I thought I’d try something new today. Facebook has a Throwback Thursday in which I never participate so I thought instead of posting old pictures of myself or my kids on Facebook I’d take an old entry from my alternate FB page and post it here. As most of you know ol’ Cousinfucker got his panties in a bunch when the “blog” I had on the alternate FB page came to his attention. Imagine the gall of his cheated on wife actually having lingering feelings about that betrayal! The hell, you say!
I don’t like being restricted to only posting these on Thursday so I’m going to go with “A Blast From the Past”. I think it’s perfect- a tradition from FB whereby you revisit your past, combined with the FB “blog posts” that ultimately led to CF seeking out Harley again because he felt that was such a huge betrayal. You think that’s a betrayal, Cousinfucker? Try finding out your husband is having sex with his cousin after moving you and your kids across the country. Discover that he’s been sending the whore money and buying her and her daughter cell phones and then paying their bill all summer. That’s a betrayal! Writing about your hurt feelings when your husband cheats on you with a whore? That’s called a consequence. Look it up!
I’ve been wracking my brain trying to figure out exactly why that phrase: Our marriage is better than ever… bugs me. I think it’s like this. He cheats on me and what does he get in return? Why, his marriage is better than ever! He has a wife who is more engaged than ever, who is having sex with him a lot more, texting him all day, sharing every mundane facet of her life with him as he requested. And why? Because the whore kept him apprised of her every move. If she farted, she told him. If she went from one spot to the next that was earth shattering news and she simply had to share that info! So now he’s replaced the whore with me. I’m the one that has to text and share even when there’s nothing much to say. Hell, a week ago I was telling him about misplaced by-laws. Who the fuck cares and how does that impact a marriage? I’m the one he sexts with now, and dammit, I better be available all the time, just like Harley was. It’s not that he ever says that; it’s just the way I feel. I always need to be on all the time. If I’m not maybe he’ll seek out Harley again. So to sum up he now has his wife acting like his whore, taking over where she left off. Which then begs the question, does he love me or does he really love her? I mean, I highly doubt he ever asked her to be more like me. And yet our entire “better marriage” is based on me acting like the whore. Text me all day long like she did. Sext with me while I’m at work like she did. Send me naked pictures like she did. Tell me every single thing you’re doing and let me know every single place you’re going, just like she did. In other words, if he can’t have her maybe he can get me to act like her.

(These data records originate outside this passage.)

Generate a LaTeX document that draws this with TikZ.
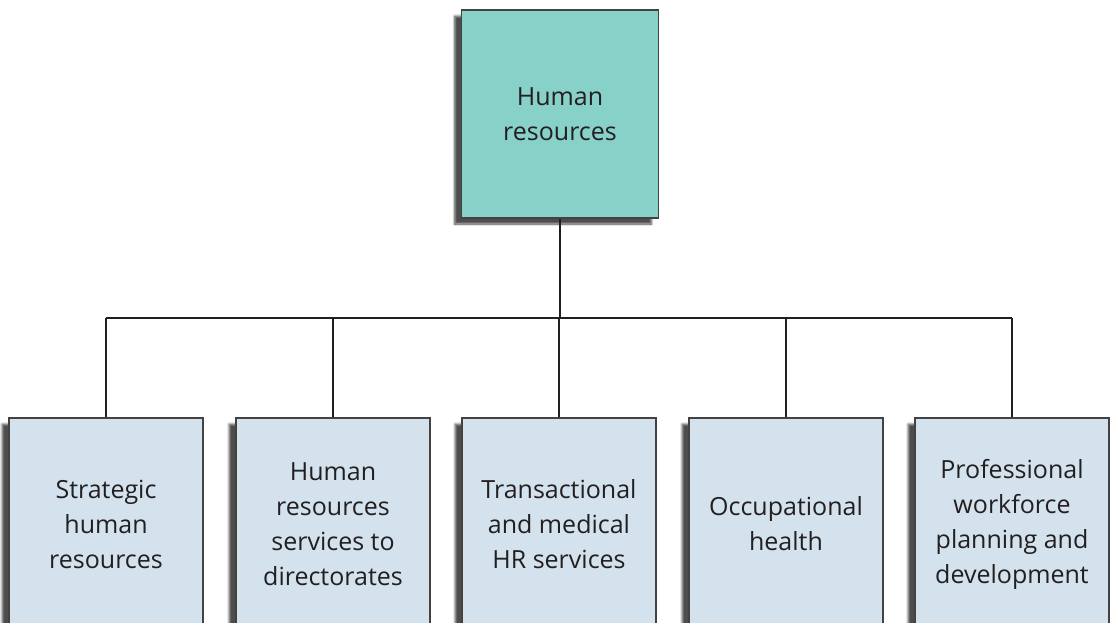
\documentclass[tikz,border=0pt]{standalone}
\usepackage{fontspec}
\setmainfont{Open Sans}
\usetikzlibrary{shadows.blur}
\definecolor{hrteal}{HTML}{88D1C9}
\definecolor{hrblue}{HTML}{D3E2EC}
\definecolor{hrtext}{HTML}{231F20}
\begin{document}
\begin{tikzpicture}[x=1pt, y=-1pt]
        \useasboundingbox (0,0) rectangle (1112,623);
        \clip (0,0) rectangle (1112,623);
        \tikzset{
            unit box/.style={
                draw=hrtext!85, line width=1.2pt, text=hrtext,
                align=center, font=\fontsize{25}{35}\selectfont,
                blur shadow={shadow xshift=-7pt, shadow yshift=-6pt, shadow blur steps=6, shadow opacity=70},
            },
            head box/.style={unit box, fill=hrteal, minimum width=197pt, minimum height=208pt},
            dept box/.style={unit box, fill=hrblue, minimum width=194pt, minimum height=212pt},
            link/.style={draw=hrtext, line width=2.4pt},
        }

        % head of the chart
        \node[head box] (hr) at (560,114) {Human\\resources};

        % departments (x center / name / text)
        \foreach \x/\n/\t in {106/1/{Strategic\\human\\resources},
                              333/2/{Human\\resources\\services to\\directorates},
                              559/3/{Transactional\\and medical\\HR services},
                              786/4/{Occupational\\health},
                              1012/5/{Professional\\workforce\\planning and\\development}} {
            \node[dept box] (sub\n) at (\x,524) {\t};
        }

        % connectors
        \coordinate (bus) at (560,318);
        \draw[link] (hr.south) -- (hr.south |- bus);
        \draw[link] (sub1.north |- bus) -- (sub5.north |- bus);
        \foreach \n in {1,...,5} {
            \draw[link] (sub\n.north) -- (sub\n.north |- bus);
        }
    \end{tikzpicture}
\end{document}
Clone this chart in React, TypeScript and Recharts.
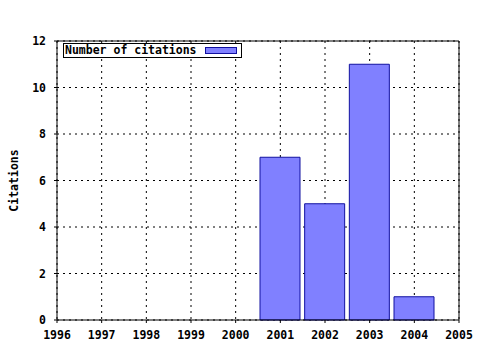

And what do I get? Hmmm… Well, after a summer of silence he’s finally telling me he loves me again. He’s more willing to hold hands and even kiss me in public. He tells me he’s madly in love with me, that I own him. He tells me he will buy me anything I want but I doubt that. When something is pointed out he’ll say it’s too expensive. He talks about trips he wants to take with me. We did manage a weekend away once, and we’ve gone out to dinner as a couple on more than a few occasions. He’s more physical with me, and he tells me more often I’m pretty. He says I’m his best friend, the one who makes all things possible in his life. I’m just not sure if any of that comes close to everything he’s gained. I’m not sure being asked to replace his whore is such an honor. Especially in light of the fact that he’s been battling anxiety since about a week before Thanksgiving. Yeah, she gets all of the I love you’s, all the romance and fantasy, all the misty-eyed planning of their life together and their perfect little future, and I’m here in reality, telling him everything is going to be ok and helping him through it. And that brings up another dilemma.
I was reading old texts and he admitted he had told his sister that the whore made him happy. The whore makes him happy. He was happier in those 3 1/2 months, sneaking around with her and planning their new life together, and lying and humiliating me, than he’s ever been with me. So again, why did he choose me? Was I comfortable and familiar? Did he fear losing his kids? Did he just figure he could transform me into her? I may not be the real thing but if I was willing to try to be like her, and he could still have access to his kids and not have to go through a messy and extremely ugly divorce… Why not?
In the end I think that’s why I don’t like that phrase: Our marriage is better than ever before. It’s based on him getting everything he wants and transforming me into the whore that almost destroyed my family. And I get… words and promises.
Added two days later: And let’s face it. All of those things he’s now saying to me? I’d bet money he said the same to her. I’m not special.